Have you ever heard of the Shantalla Glumuck? A poor girl who disobeys her mother and sneaks out to play with friends at the Sliding Rock is confronted by a ‘huge black dog, with his enormous black paws resting on top of the gate’.... ‘a head more like a horse than a dog’, with red eyes; or the young man camping near Menlo castle who was woken by the roar and screaming of the two maids imploring help from a top attic window. The man had been mysteriously transported back to the terrible fire of July 30 1910, when the flames forced the girls to jump; or the teacher who was so frightened by the figure of an Indian brave in his room that his heart practically stopped. As he gasped and tried to breathe normally be remembered the boy who angrily told him that if he did not let the class watch Connacht play the All Blacks in the Sportsground, he’d never die of a heart attack, ‘because Sir, you don’t  have a heart!’

My favourite is the Clifden Banshee, where an elderly farmer and his equally elderly dog are coming home from an evening with friends. He sees a figure of a woman sitting nearby combing her hair. The figure cries out, ‘filling the valley with her ghostly sound’. The man flees to his home, locks the door, and has a stiff drink. Eating his supper later he hears a noise outside his door. ‘The sausage on his fork froze in mid-air.’

He is relieved to wake safe and sound the next day. When he opens the door, however,  it is the dog that the banshee came for.

Peadar is a prolific writer, and his The Spirits of Galway’ (only €10 ) is a gift.

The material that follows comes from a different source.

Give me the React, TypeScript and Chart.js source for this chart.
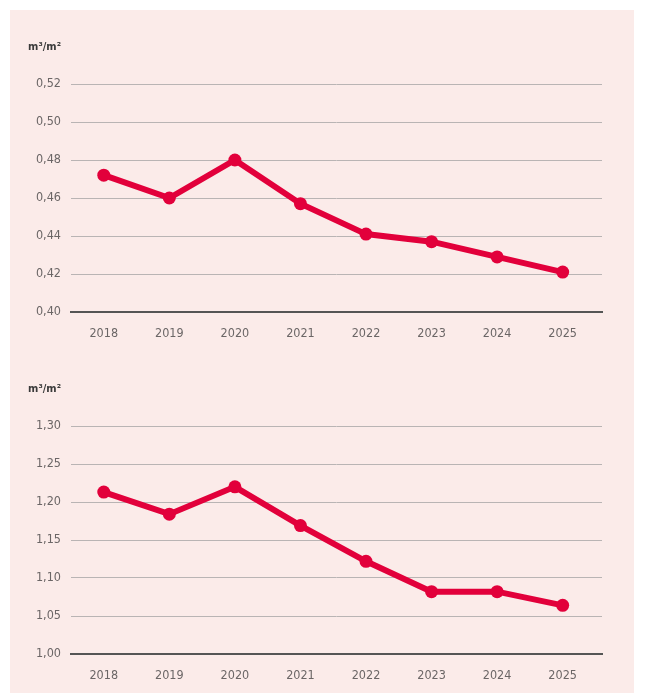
import React, { useEffect, useRef } from "react";
import { Chart, registerables } from "chart.js";

Chart.register(...registerables);

const years = ["2018", "2019", "2020", "2021", "2022", "2023", "2024", "2025"];
const series1 = [0.472, 0.46, 0.48, 0.457, 0.441, 0.437, 0.429, 0.421];
const series2 = [1.213, 1.184, 1.22, 1.169, 1.122, 1.082, 1.082, 1.064];
const yTicks1 = [0.4, 0.42, 0.44, 0.46, 0.48, 0.5, 0.52];
const yTicks2 = [1.0, 1.05, 1.1, 1.15, 1.2, 1.25, 1.3];
const unitLabel = "m³/m²";

const FONT = "'Liberation Sans Narrow', 'DejaVu Sans Condensed', 'Liberation Sans', sans-serif";
const LINE_COLOR = "#e2003b";

type Props = { values: number[]; ticks: number[]; unit: string; topPad: number; bottomPad: number };

function LineChart({ values, ticks, unit, topPad, bottomPad }: Props) {
  const ref = useRef<HTMLCanvasElement | null>(null);
  useEffect(() => {
    if (!ref.current) return;
    const min = ticks[0];
    const max = ticks[ticks.length - 1];
    const unitPlugin = {
      id: "unitLabel",
      afterDraw(chart: any) {
        const c = chart.ctx;
        const a = chart.chartArea;
        c.save();
        c.font = `bold 11px ${FONT}`;
        c.fillStyle = "#3a3a3a";
        c.textAlign = "right";
        c.textBaseline = "middle";
        c.fillText(unit, a.left - 10, a.top - 37);
        c.restore();
      },
    };
    const chart = new Chart(ref.current, {
      type: "line",
      data: {
        datasets: [
          {
            data: values.map((v, i) => ({ x: i, y: v })),
            borderColor: LINE_COLOR,
            backgroundColor: LINE_COLOR,
            borderWidth: 6,
            pointRadius: 6.5,
            pointBorderWidth: 0,
            pointBackgroundColor: LINE_COLOR,
            tension: 0,
          },
        ],
      },
      options: {
        animation: false,
        responsive: true,
        maintainAspectRatio: false,
        layout: { padding: { left: 0, right: 32, top: topPad, bottom: bottomPad } },
        plugins: { legend: { display: false }, tooltip: { enabled: false } },
        scales: {
          x: {
            type: "linear",
            min: -0.5,
            max: years.length - 0.4,
            afterBuildTicks(scale: any) {
              scale.ticks = years.map((_, i) => ({ value: i }));
            },
            grid: { display: false, drawTicks: false },
            border: { display: true, color: "#555", width: 2, z: 1 },
            ticks: {
              color: "#6b6666",
              font: { family: FONT, size: 12.5 },
              padding: 14,
              maxRotation: 0,
              autoSkip: false,
              callback: (v: any) => years[Math.round(Number(v))] ?? "",
            },
            afterFit(scale: any) {
              scale.height = 30;
            },
          },
          y: {
            min,
            max,
            afterBuildTicks(scale: any) {
              scale.ticks = ticks.map((v) => ({ value: v }));
            },
            grid: {
              drawTicks: false,
              color: (ctx: any) => (ctx.tick && Math.abs(ctx.tick.value - min) < 1e-9 ? "rgba(0,0,0,0)" : "#b9b4b4"),
              lineWidth: 1,
            },
            border: { display: false },
            ticks: {
              color: "#6b6666",
              font: { family: FONT, size: 12.5 },
              padding: 10,
              callback: (v: any) => Number(v).toFixed(2).replace(".", ","),
            },
            afterFit(scale: any) {
              scale.width = 61;
            },
          },
        },
      },
      plugins: [unitPlugin],
    });
    return () => chart.destroy();
  }, [values, ticks, unit, topPad, bottomPad]);
  return (
    <div style={{ position: "relative", width: 624, height: 340 }}>
      <canvas ref={ref} />
    </div>
  );
}

export default function App() {
  return (
    <div
      style={{
        position: "absolute",
        left: 10,
        top: 10,
        width: 624,
        height: 683,
        background: "#fbebe9",
      }}
    >
      <LineChart values={series1} ticks={yTicks1} unit={unitLabel} topPad={74} bottomPad={8} />
      <LineChart values={series2} ticks={yTicks2} unit={unitLabel} topPad={76} bottomPad={6} />
    </div>
  );
}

NOTES: This is Paul Duffy’s second book, a follow up to his successful Galway: History on a Postcard, published, and sold out, some years ago. He set himself a formidable challenge. Not only did he collect postcards of the city and county, but he limited himself to cards only printed locally from such photographers and companies as RW Simmons of Nuns Island, Tonery’s of Salthill, Cloherty’s, Glynn’s and O’Gormans of the town. He has magnificently completed his task. It is a fascinating record of a changing city. Published by Curragh Press, it sells for €19.99.